Withing abstract_bridge.rs this chunk of code in process_query:
let res = spawn_blocking_runtime(move || {
let description = RawMessageDescription {
msg_definition: String::from("*"),
md5sum: topic.md5.clone(),
msg_type: topic.datatype.clone(),
};
ros1_client.req_with_description(&rosrust::RawMessage(payload), description)
})
.await
does not resolve when it should when interacting with some ROS1 service server implementations over TCPROS.
Specifically when interacting with roslibrust (which is what I'm trying to do). The following happens:
- Request is sent over TCP socket
- Request is received by roslibrust and processed
- Response is sent over TCP socket
- roslibrust holds the TCP socket open waiting to see if more requests are going to come
- the zenoh-ros1-bridge / rosrust receives the response over the TCP socket, but doesn't process it and instead waits for the TCP socket to shut down
- This ultimately leads to the zenoh query timing out even thou the bytes of the response were sent to the bridge
I can bypass this issue by modifying roslibrust to shutdown the TCP socket from its end after it sends the payload at which point everything behaves normally.
https://wiki.ros.org/ROS/TCPROS - describes the "persistent" header field of service requests, but poorly describes how service servers are supposed to behave when this field is not present. In the case of the bridge / rosrust this field is NOT included in the header.

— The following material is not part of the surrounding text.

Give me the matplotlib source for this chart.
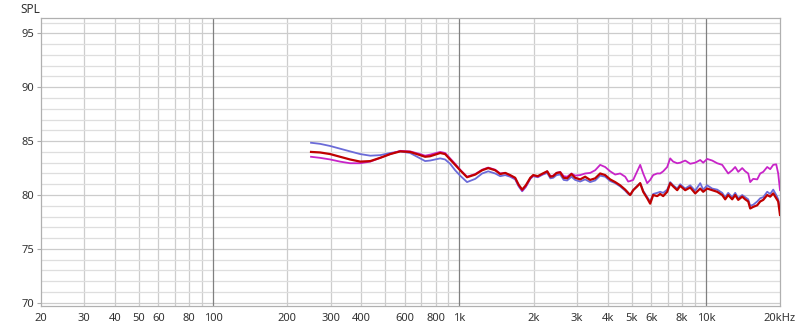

roslibrust has choose to keep the TCP socket open when the field is not present which has proven compatible with all the ROS1 ecosystem we've tested with so far (which isn't everything). I can (and likely will) modify roslibrust's behavior to work around this issue, but regardless I don't think that the bridge should be waiting for the TCP socket to close to respond to the query, it should respond as soon as the bytes are received.
To reproduce
- Start a zenoh-ros1-bridge with a master
- Start a roslibrust ros1 service server
cargo run --features ros1 --example ros1_service_server
- Call the service over zenoh
See that the request makes it the roslibrust ros1 service server, and that it responds, see the zenoh query timeout and the response never make it to the source of the query.
System info
Ubuntu 20.04